*Written exercise:* For the copy, please give all of the data again exactly and leave the pictures out.

*Data:*
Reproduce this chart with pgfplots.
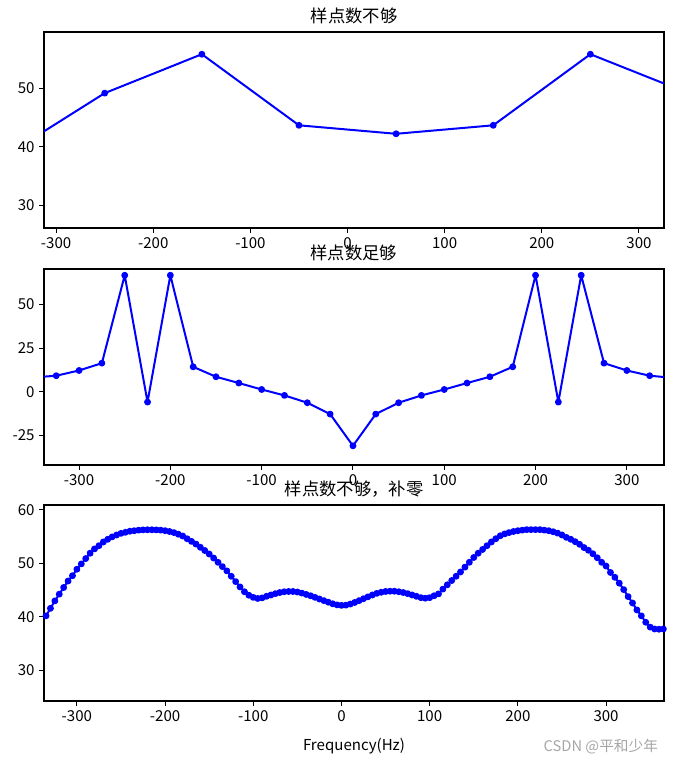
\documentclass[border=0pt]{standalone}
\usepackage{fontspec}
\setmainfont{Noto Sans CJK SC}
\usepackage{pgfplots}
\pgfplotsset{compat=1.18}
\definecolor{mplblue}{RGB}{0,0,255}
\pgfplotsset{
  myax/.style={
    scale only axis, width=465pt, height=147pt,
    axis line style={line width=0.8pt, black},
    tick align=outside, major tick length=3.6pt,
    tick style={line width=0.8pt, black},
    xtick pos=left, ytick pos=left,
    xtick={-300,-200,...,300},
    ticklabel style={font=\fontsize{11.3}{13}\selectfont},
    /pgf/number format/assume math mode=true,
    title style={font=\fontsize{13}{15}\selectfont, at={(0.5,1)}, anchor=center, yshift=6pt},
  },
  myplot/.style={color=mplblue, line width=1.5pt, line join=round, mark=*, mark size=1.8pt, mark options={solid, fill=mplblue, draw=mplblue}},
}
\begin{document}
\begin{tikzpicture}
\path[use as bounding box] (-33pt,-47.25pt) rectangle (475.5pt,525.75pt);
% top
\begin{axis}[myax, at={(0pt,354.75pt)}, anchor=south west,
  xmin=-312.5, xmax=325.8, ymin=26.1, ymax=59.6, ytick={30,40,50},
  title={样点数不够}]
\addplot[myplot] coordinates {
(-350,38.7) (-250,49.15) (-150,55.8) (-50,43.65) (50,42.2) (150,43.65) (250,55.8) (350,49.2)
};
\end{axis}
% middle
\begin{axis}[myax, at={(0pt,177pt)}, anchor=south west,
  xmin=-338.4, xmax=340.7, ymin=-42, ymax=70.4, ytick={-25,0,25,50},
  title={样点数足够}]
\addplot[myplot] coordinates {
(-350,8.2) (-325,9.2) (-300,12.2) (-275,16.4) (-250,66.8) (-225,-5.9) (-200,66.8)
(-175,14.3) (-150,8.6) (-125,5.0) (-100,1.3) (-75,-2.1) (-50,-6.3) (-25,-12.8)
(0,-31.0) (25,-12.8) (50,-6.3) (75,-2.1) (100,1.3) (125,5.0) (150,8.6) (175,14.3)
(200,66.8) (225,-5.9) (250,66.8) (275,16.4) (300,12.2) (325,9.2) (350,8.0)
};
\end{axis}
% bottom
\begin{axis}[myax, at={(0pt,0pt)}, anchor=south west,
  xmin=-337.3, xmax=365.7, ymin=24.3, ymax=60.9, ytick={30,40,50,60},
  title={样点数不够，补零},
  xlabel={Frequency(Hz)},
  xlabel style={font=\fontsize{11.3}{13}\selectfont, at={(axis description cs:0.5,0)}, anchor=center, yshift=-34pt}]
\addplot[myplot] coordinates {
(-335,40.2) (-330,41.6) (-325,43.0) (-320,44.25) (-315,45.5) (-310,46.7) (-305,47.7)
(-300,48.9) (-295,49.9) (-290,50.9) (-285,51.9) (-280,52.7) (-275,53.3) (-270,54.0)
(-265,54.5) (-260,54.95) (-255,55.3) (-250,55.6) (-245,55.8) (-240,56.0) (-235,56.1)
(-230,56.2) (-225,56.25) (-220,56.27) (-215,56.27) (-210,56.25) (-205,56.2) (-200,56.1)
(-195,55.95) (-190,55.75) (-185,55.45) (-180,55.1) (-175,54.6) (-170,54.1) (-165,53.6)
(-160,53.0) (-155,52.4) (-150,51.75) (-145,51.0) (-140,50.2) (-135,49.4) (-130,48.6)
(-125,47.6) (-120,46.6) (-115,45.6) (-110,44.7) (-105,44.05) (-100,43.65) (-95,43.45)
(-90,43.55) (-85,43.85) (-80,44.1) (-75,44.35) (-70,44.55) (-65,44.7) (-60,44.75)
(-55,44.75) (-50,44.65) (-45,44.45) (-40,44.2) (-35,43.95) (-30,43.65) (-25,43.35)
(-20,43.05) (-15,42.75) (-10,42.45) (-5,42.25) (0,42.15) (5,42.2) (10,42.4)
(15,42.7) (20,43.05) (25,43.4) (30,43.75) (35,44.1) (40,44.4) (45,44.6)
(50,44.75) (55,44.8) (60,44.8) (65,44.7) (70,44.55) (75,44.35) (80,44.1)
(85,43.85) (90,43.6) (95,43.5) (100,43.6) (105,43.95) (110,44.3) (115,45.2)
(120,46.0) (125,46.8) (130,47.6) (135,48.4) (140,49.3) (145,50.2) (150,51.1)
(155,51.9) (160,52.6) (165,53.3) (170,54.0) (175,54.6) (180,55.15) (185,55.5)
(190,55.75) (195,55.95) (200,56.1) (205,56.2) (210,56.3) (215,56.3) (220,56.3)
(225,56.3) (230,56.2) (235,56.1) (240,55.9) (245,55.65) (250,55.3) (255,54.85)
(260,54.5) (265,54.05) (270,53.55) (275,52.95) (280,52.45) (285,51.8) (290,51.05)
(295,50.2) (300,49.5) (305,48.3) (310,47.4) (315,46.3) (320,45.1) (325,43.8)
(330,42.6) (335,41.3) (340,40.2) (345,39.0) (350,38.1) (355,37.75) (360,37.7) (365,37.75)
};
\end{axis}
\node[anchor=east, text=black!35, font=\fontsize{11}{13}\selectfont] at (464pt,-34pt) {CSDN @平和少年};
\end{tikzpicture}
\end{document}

*Expected answer:*
Reproduce this chart with pgfplots.
\documentclass[border=0pt]{standalone}
\usepackage{fontspec}
\setmainfont{Noto Sans CJK SC}
\usepackage{pgfplots}
\pgfplotsset{compat=1.18}
\definecolor{mplblue}{RGB}{0,0,255}
\pgfplotsset{
  myax/.style={
    scale only axis, width=465pt, height=147pt,
    axis line style={line width=0.8pt, black},
    tick align=outside, major tick length=3.6pt,
    tick style={line width=0.8pt, black},
    xtick pos=left, ytick pos=left,
    xtick={-300,-200,...,300},
    ticklabel style={font=\fontsize{11.3}{13}\selectfont},
    /pgf/number format/assume math mode=true,
    title style={font=\fontsize{13}{15}\selectfont, at={(0.5,1)}, anchor=center, yshift=6pt},
  },
  myplot/.style={color=mplblue, line width=1.5pt, line join=round, mark=*, mark size=1.8pt, mark options={solid, fill=mplblue, draw=mplblue}},
}
\begin{document}
\begin{tikzpicture}
\path[use as bounding box] (-33pt,-47.25pt) rectangle (475.5pt,525.75pt);
% top
\begin{axis}[myax, at={(0pt,354.75pt)}, anchor=south west,
  xmin=-312.5, xmax=325.8, ymin=26.1, ymax=59.6, ytick={30,40,50},
  title={样点数不够}]
\addplot[myplot] coordinates {
(-350,38.7) (-250,49.15) (-150,55.8) (-50,43.65) (50,42.2) (150,43.65) (250,55.8) (350,49.2)
};
\end{axis}
% middle
\begin{axis}[myax, at={(0pt,177pt)}, anchor=south west,
  xmin=-338.4, xmax=340.7, ymin=-42, ymax=70.4, ytick={-25,0,25,50},
  title={样点数足够}]
\addplot[myplot] coordinates {
(-350,8.2) (-325,9.2) (-300,12.2) (-275,16.4) (-250,66.8) (-225,-5.9) (-200,66.8)
(-175,14.3) (-150,8.6) (-125,5.0) (-100,1.3) (-75,-2.1) (-50,-6.3) (-25,-12.8)
(0,-31.0) (25,-12.8) (50,-6.3) (75,-2.1) (100,1.3) (125,5.0) (150,8.6) (175,14.3)
(200,66.8) (225,-5.9) (250,66.8) (275,16.4) (300,12.2) (325,9.2) (350,8.0)
};
\end{axis}
% bottom
\begin{axis}[myax, at={(0pt,0pt)}, anchor=south west,
  xmin=-337.3, xmax=365.7, ymin=24.3, ymax=60.9, ytick={30,40,50,60},
  title={样点数不够，补零},
  xlabel={Frequency(Hz)},
  xlabel style={font=\fontsize{11.3}{13}\selectfont, at={(axis description cs:0.5,0)}, anchor=center, yshift=-34pt}]
\addplot[myplot] coordinates {
(-335,40.2) (-330,41.6) (-325,43.0) (-320,44.25) (-315,45.5) (-310,46.7) (-305,47.7)
(-300,48.9) (-295,49.9) (-290,50.9) (-285,51.9) (-280,52.7) (-275,53.3) (-270,54.0)
(-265,54.5) (-260,54.95) (-255,55.3) (-250,55.6) (-245,55.8) (-240,56.0) (-235,56.1)
(-230,56.2) (-225,56.25) (-220,56.27) (-215,56.27) (-210,56.25) (-205,56.2) (-200,56.1)
(-195,55.95) (-190,55.75) (-185,55.45) (-180,55.1) (-175,54.6) (-170,54.1) (-165,53.6)
(-160,53.0) (-155,52.4) (-150,51.75) (-145,51.0) (-140,50.2) (-135,49.4) (-130,48.6)
(-125,47.6) (-120,46.6) (-115,45.6) (-110,44.7) (-105,44.05) (-100,43.65) (-95,43.45)
(-90,43.55) (-85,43.85) (-80,44.1) (-75,44.35) (-70,44.55) (-65,44.7) (-60,44.75)
(-55,44.75) (-50,44.65) (-45,44.45) (-40,44.2) (-35,43.95) (-30,43.65) (-25,43.35)
(-20,43.05) (-15,42.75) (-10,42.45) (-5,42.25) (0,42.15) (5,42.2) (10,42.4)
(15,42.7) (20,43.05) (25,43.4) (30,43.75) (35,44.1) (40,44.4) (45,44.6)
(50,44.75) (55,44.8) (60,44.8) (65,44.7) (70,44.55) (75,44.35) (80,44.1)
(85,43.85) (90,43.6) (95,43.5) (100,43.6) (105,43.95) (110,44.3) (115,45.2)
(120,46.0) (125,46.8) (130,47.6) (135,48.4) (140,49.3) (145,50.2) (150,51.1)
(155,51.9) (160,52.6) (165,53.3) (170,54.0) (175,54.6) (180,55.15) (185,55.5)
(190,55.75) (195,55.95) (200,56.1) (205,56.2) (210,56.3) (215,56.3) (220,56.3)
(225,56.3) (230,56.2) (235,56.1) (240,55.9) (245,55.65) (250,55.3) (255,54.85)
(260,54.5) (265,54.05) (270,53.55) (275,52.95) (280,52.45) (285,51.8) (290,51.05)
(295,50.2) (300,49.5) (305,48.3) (310,47.4) (315,46.3) (320,45.1) (325,43.8)
(330,42.6) (335,41.3) (340,40.2) (345,39.0) (350,38.1) (355,37.75) (360,37.7) (365,37.75)
};
\end{axis}
\node[anchor=east, text=black!35, font=\fontsize{11}{13}\selectfont] at (464pt,-34pt) {CSDN @平和少年};
\end{tikzpicture}
\end{document}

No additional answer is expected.